-- start Record excerpts --
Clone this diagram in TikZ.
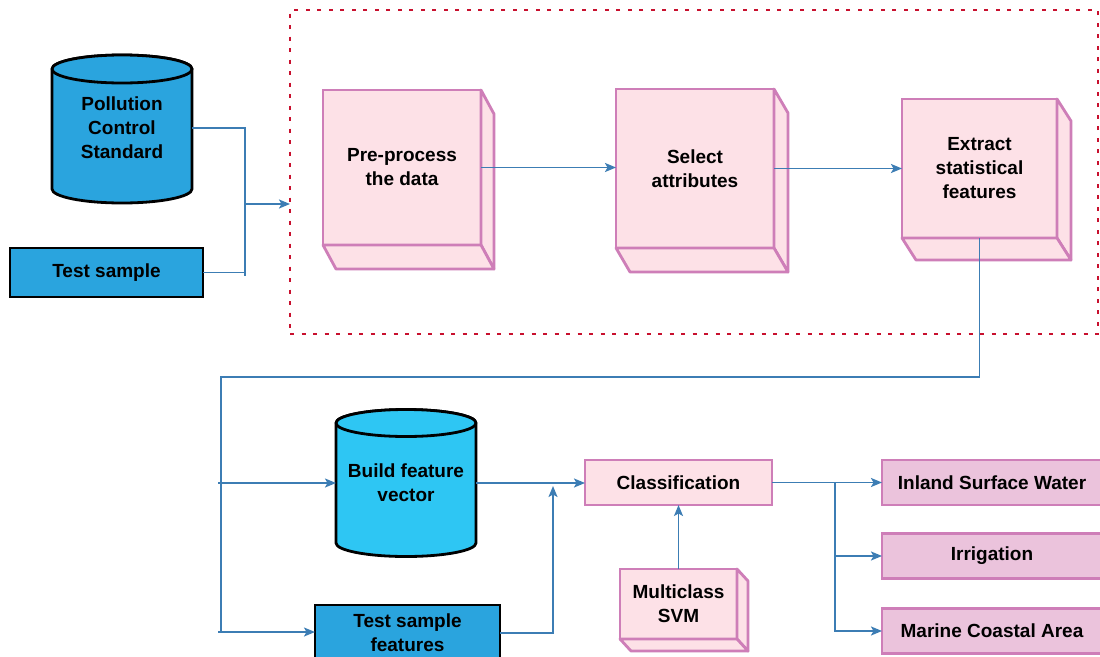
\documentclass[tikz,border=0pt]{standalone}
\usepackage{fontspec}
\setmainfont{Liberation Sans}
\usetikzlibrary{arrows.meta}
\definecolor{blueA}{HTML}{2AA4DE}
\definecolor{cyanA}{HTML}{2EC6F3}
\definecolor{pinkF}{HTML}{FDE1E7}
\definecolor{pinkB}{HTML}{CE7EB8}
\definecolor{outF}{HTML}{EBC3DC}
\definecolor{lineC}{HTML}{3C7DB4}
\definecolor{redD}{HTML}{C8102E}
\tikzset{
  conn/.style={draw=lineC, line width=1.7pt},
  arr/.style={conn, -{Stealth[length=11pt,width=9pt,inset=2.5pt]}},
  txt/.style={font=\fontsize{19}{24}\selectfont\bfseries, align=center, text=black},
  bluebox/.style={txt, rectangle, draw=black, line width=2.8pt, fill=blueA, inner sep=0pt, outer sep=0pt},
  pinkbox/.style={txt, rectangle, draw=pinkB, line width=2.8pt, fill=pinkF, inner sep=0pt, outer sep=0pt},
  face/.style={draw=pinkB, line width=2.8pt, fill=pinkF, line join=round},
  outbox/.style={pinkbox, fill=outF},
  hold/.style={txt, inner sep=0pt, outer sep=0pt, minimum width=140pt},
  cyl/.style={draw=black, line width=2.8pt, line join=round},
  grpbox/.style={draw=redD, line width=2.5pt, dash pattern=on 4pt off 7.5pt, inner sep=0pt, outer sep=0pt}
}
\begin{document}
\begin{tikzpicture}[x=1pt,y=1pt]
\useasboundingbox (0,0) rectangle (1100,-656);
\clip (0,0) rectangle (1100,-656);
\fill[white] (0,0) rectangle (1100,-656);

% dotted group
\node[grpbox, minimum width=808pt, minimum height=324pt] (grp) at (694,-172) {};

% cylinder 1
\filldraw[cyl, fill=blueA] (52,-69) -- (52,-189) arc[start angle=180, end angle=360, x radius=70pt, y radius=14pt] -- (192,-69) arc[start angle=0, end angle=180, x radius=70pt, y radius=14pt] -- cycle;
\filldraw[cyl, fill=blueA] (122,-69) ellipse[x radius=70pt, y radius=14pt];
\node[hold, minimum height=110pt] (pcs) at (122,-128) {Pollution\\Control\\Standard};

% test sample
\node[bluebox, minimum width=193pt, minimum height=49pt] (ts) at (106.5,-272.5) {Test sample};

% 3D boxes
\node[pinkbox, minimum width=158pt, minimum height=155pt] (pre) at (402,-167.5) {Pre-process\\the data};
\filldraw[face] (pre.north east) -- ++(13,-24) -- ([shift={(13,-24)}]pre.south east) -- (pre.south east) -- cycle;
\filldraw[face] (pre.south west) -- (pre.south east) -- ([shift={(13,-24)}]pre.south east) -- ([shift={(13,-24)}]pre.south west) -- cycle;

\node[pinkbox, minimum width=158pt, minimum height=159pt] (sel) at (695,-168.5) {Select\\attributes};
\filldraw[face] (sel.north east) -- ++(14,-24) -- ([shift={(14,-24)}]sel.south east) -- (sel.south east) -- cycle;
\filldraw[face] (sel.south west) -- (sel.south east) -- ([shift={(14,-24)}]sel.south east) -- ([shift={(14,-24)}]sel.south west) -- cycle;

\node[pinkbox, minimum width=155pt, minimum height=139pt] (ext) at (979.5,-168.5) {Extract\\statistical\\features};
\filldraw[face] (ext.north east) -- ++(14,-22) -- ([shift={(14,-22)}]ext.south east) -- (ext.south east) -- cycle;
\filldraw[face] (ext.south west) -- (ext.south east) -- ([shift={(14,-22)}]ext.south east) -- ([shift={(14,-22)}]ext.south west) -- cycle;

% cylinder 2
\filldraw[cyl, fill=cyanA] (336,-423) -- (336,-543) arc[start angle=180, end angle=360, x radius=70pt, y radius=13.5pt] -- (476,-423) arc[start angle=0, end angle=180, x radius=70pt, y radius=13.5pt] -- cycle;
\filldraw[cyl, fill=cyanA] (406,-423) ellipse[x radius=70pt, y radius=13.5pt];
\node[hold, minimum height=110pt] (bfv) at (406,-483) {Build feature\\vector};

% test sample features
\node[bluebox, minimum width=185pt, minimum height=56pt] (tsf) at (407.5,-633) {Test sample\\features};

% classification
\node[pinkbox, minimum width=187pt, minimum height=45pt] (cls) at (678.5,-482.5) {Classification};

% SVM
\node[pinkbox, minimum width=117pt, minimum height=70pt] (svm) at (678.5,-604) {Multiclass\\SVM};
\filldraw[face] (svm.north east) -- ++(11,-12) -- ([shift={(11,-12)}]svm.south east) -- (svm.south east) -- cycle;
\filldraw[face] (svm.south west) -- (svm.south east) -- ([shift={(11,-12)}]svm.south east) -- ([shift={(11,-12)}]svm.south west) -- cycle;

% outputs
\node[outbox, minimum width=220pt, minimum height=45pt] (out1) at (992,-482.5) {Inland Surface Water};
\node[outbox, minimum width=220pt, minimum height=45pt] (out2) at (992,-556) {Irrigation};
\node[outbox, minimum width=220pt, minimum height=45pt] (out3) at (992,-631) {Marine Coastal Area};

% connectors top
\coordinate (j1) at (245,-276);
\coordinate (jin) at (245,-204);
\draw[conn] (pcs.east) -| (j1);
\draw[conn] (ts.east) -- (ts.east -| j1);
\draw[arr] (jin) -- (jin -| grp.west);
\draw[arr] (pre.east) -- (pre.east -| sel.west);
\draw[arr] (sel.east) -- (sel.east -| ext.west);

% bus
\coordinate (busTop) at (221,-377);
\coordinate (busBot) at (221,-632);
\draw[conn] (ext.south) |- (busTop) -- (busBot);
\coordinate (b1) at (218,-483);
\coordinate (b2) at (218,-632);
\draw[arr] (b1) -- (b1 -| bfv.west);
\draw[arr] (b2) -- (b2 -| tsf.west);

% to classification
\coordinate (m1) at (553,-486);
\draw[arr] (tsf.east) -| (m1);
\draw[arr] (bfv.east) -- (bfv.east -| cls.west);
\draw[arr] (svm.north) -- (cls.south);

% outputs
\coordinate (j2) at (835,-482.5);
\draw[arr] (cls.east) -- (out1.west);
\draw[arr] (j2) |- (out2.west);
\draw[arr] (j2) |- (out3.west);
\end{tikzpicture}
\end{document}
-- end Record excerpts --
-- start Record excerpts --
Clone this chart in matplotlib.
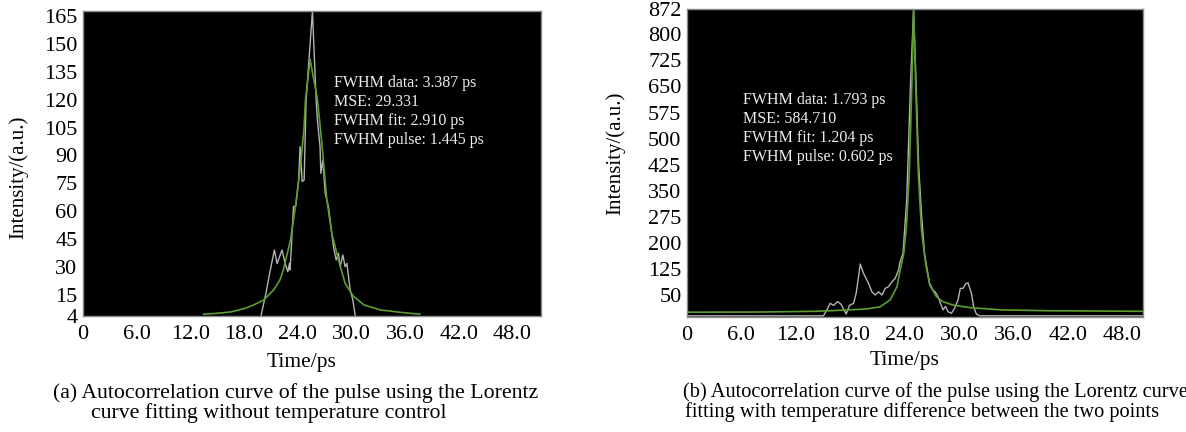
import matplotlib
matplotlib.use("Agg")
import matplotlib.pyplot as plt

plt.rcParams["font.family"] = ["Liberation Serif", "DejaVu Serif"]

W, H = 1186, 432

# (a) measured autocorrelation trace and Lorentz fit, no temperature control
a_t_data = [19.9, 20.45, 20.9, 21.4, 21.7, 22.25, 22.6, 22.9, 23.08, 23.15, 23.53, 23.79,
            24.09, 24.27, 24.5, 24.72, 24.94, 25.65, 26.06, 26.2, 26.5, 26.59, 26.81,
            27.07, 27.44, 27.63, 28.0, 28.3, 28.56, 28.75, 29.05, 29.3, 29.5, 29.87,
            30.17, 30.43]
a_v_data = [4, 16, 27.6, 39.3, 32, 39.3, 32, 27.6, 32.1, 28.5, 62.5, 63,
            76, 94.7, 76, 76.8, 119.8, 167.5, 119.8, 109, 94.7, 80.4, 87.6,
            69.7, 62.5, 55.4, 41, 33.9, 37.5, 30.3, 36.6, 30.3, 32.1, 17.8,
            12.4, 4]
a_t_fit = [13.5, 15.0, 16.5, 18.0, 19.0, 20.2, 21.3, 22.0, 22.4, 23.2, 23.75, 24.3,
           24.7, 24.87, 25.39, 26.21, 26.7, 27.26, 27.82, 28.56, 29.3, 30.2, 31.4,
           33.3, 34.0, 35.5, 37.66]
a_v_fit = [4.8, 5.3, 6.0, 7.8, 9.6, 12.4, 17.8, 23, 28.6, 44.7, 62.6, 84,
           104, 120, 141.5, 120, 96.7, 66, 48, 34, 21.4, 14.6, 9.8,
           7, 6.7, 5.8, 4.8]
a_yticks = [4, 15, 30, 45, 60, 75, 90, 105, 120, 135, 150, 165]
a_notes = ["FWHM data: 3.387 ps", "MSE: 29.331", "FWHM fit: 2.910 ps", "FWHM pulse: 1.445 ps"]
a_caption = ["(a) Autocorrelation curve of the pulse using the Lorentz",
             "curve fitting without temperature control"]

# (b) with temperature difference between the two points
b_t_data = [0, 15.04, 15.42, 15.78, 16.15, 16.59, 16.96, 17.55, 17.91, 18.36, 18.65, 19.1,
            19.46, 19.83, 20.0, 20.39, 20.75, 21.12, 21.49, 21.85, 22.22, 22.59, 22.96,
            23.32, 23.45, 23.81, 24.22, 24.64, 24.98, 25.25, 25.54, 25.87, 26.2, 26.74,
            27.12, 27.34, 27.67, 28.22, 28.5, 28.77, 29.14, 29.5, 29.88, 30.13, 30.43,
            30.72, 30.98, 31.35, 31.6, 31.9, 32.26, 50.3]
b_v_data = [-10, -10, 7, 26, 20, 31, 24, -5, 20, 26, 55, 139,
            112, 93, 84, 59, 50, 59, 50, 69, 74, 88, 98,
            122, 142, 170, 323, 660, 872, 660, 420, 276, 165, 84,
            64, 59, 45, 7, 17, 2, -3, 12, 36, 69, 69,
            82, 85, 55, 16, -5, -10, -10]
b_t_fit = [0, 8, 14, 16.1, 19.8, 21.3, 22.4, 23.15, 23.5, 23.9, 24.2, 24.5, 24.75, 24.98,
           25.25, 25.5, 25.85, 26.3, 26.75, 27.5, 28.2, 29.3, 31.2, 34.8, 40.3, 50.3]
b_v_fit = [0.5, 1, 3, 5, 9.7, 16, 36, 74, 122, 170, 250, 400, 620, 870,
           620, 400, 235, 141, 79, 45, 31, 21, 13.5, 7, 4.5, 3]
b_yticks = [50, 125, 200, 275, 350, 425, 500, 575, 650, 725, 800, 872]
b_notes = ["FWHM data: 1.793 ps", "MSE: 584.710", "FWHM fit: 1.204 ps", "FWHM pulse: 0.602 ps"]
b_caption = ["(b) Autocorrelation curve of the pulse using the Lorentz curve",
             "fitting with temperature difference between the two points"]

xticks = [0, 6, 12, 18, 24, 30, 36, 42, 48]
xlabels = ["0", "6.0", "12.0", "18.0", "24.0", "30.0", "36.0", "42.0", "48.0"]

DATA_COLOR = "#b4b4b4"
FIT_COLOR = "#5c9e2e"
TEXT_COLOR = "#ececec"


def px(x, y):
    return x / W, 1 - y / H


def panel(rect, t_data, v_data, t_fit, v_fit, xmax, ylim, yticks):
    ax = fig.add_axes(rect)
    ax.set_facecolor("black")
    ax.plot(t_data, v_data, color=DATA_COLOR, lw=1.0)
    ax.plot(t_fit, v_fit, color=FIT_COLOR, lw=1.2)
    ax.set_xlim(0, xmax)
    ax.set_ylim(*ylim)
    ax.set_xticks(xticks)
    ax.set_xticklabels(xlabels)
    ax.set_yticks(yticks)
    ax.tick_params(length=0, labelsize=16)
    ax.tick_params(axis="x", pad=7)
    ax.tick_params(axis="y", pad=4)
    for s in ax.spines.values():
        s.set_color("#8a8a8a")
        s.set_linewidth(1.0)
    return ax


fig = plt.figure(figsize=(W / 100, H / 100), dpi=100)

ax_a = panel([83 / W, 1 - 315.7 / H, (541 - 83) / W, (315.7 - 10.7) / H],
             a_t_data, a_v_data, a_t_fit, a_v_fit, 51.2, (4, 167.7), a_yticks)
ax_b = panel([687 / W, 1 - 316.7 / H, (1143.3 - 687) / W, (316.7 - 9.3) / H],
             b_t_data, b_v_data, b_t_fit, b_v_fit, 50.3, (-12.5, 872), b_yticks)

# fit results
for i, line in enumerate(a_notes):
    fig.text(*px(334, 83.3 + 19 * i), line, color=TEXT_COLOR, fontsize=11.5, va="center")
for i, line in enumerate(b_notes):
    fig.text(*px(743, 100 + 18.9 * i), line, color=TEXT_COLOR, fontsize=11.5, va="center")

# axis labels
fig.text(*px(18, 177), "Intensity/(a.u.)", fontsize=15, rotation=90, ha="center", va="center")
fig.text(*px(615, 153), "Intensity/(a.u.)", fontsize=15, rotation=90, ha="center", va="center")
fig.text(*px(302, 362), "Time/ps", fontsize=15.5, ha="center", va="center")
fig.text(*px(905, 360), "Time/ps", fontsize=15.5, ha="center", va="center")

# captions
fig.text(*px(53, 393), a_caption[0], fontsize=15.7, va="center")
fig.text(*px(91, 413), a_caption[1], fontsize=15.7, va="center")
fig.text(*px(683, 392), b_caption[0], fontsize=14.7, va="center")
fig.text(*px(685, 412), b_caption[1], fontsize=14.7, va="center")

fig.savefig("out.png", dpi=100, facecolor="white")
-- end Record excerpts --
-- start Record excerpts --
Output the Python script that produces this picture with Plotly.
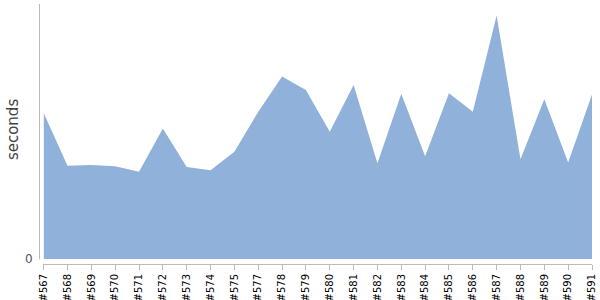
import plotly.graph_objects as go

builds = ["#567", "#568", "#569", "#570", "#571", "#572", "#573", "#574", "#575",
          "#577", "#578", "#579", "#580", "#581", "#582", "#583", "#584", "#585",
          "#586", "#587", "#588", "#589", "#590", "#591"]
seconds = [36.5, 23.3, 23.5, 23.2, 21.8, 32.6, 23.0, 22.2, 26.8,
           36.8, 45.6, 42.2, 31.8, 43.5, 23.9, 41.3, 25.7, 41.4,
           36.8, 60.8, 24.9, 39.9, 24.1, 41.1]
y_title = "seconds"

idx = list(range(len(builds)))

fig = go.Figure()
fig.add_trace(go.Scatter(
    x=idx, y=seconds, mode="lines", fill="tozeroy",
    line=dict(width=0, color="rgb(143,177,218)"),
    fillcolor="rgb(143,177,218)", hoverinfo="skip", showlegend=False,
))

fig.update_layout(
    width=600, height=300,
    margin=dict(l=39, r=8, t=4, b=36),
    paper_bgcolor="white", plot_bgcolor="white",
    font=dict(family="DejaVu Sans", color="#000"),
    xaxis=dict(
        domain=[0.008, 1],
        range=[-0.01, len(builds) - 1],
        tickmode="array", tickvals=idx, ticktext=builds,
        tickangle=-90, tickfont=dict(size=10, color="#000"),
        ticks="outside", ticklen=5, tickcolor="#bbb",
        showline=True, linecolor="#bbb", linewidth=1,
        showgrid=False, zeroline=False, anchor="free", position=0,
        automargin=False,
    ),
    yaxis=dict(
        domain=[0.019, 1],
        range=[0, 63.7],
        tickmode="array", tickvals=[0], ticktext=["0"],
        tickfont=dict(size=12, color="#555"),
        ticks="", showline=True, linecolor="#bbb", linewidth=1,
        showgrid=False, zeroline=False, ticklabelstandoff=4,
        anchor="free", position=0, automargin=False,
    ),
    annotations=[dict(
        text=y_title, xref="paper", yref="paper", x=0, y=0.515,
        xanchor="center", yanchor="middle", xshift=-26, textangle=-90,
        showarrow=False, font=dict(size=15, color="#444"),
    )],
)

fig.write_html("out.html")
-- end Record excerpts --
# Problem
Note every line above where the string "Clone" shows up, and copy those lines.

# Answer for this exercise
Clone this diagram in TikZ.
Clone this chart in matplotlib.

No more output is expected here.